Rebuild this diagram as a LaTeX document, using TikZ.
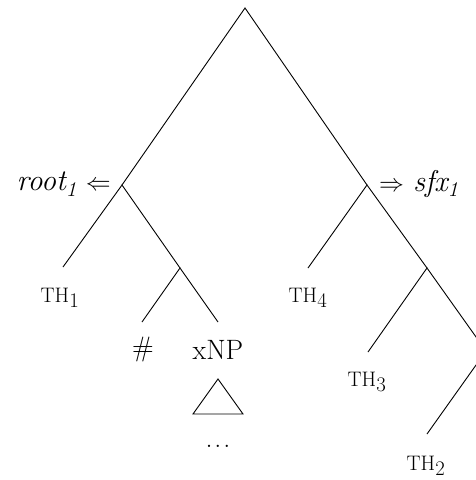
\documentclass[tikz,border=0pt]{standalone}
\usepackage{fontspec}
\setmainfont{Latin Modern Roman}
\newcommand{\thl}[1]{{\fontsize{21}{24}\selectfont TH}$_{#1}$}
\begin{document}
\begin{tikzpicture}[x=1pt,y=-1pt,
  edge/.style={line width=0.9pt},
  lbl/.style={inner sep=0pt,font=\fontsize{28}{32}\selectfont},
  big/.style={inner sep=0pt,font=\fontsize{30}{34}\selectfont}]
\useasboundingbox (0,0) rectangle (476,480);
\clip (0,0) rectangle (476,480);
% tree points
\coordinate (A) at (245,8);
\coordinate (L) at (122,185);
\coordinate (R) at (367,185);
\coordinate (t1) at (63,267);
\coordinate (Lr) at (180,268);
\coordinate (hs) at (142,322);
\coordinate (xn) at (218,322);
\coordinate (t4) at (308,268);
\coordinate (R2) at (427,268);
\coordinate (t3) at (368,352);
\coordinate (R3) at (486,351);
\coordinate (t2) at (427,434);
% edges
\draw[edge] (L) -- (A) -- (R);
\draw[edge] (t1) -- (L) -- (Lr);
\draw[edge] (hs) -- (Lr) -- (xn);
\draw[edge] (t4) -- (R) -- (R2);
\draw[edge] (t3) -- (R2) -- (R3);
\draw[edge] (R3) -- (t2);
% labels
\node[big,anchor=east] (root) at (111,184) {\textit{root\textsubscript{1}} $\Leftarrow$};
\node[big,anchor=west] (sfx) at (379,184) {$\Rightarrow$ \textit{sfx\textsubscript{1}}};
\node[lbl] (TH1) at (60,298) {\thl{1}};
\node[lbl] (TH4) at (308,298) {\thl{4}};
\node[lbl] (hash) at (143,350) {\#};
\node[lbl] (xNP) at (218,350) {xNP};
\node[lbl] (TH3) at (367,382) {\thl{3}};
\node[lbl] (TH2) at (426,466) {\thl{2}};
\coordinate (tA) at (218,379);
\coordinate (tL) at (193,414);
\coordinate (tR) at (243,414);
\draw[edge,line join=miter] (tA) -- (tL) -- (tR) -- cycle;
\node[lbl] (dots) at (218,446) {.\kern2pt.\kern2pt.};
\end{tikzpicture}
\end{document}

━━━━━━━━━━

STATED GOAL:
All the lines above are to be reproduced exactly, except the pictures.

FINAL ANSWER:
Rebuild this diagram as a LaTeX document, using TikZ.
\documentclass[tikz,border=0pt]{standalone}
\usepackage{fontspec}
\setmainfont{Latin Modern Roman}
\newcommand{\thl}[1]{{\fontsize{21}{24}\selectfont TH}$_{#1}$}
\begin{document}
\begin{tikzpicture}[x=1pt,y=-1pt,
  edge/.style={line width=0.9pt},
  lbl/.style={inner sep=0pt,font=\fontsize{28}{32}\selectfont},
  big/.style={inner sep=0pt,font=\fontsize{30}{34}\selectfont}]
\useasboundingbox (0,0) rectangle (476,480);
\clip (0,0) rectangle (476,480);
% tree points
\coordinate (A) at (245,8);
\coordinate (L) at (122,185);
\coordinate (R) at (367,185);
\coordinate (t1) at (63,267);
\coordinate (Lr) at (180,268);
\coordinate (hs) at (142,322);
\coordinate (xn) at (218,322);
\coordinate (t4) at (308,268);
\coordinate (R2) at (427,268);
\coordinate (t3) at (368,352);
\coordinate (R3) at (486,351);
\coordinate (t2) at (427,434);
% edges
\draw[edge] (L) -- (A) -- (R);
\draw[edge] (t1) -- (L) -- (Lr);
\draw[edge] (hs) -- (Lr) -- (xn);
\draw[edge] (t4) -- (R) -- (R2);
\draw[edge] (t3) -- (R2) -- (R3);
\draw[edge] (R3) -- (t2);
% labels
\node[big,anchor=east] (root) at (111,184) {\textit{root\textsubscript{1}} $\Leftarrow$};
\node[big,anchor=west] (sfx) at (379,184) {$\Rightarrow$ \textit{sfx\textsubscript{1}}};
\node[lbl] (TH1) at (60,298) {\thl{1}};
\node[lbl] (TH4) at (308,298) {\thl{4}};
\node[lbl] (hash) at (143,350) {\#};
\node[lbl] (xNP) at (218,350) {xNP};
\node[lbl] (TH3) at (367,382) {\thl{3}};
\node[lbl] (TH2) at (426,466) {\thl{2}};
\coordinate (tA) at (218,379);
\coordinate (tL) at (193,414);
\coordinate (tR) at (243,414);
\draw[edge,line join=miter] (tA) -- (tL) -- (tR) -- cycle;
\node[lbl] (dots) at (218,446) {.\kern2pt.\kern2pt.};
\end{tikzpicture}
\end{document}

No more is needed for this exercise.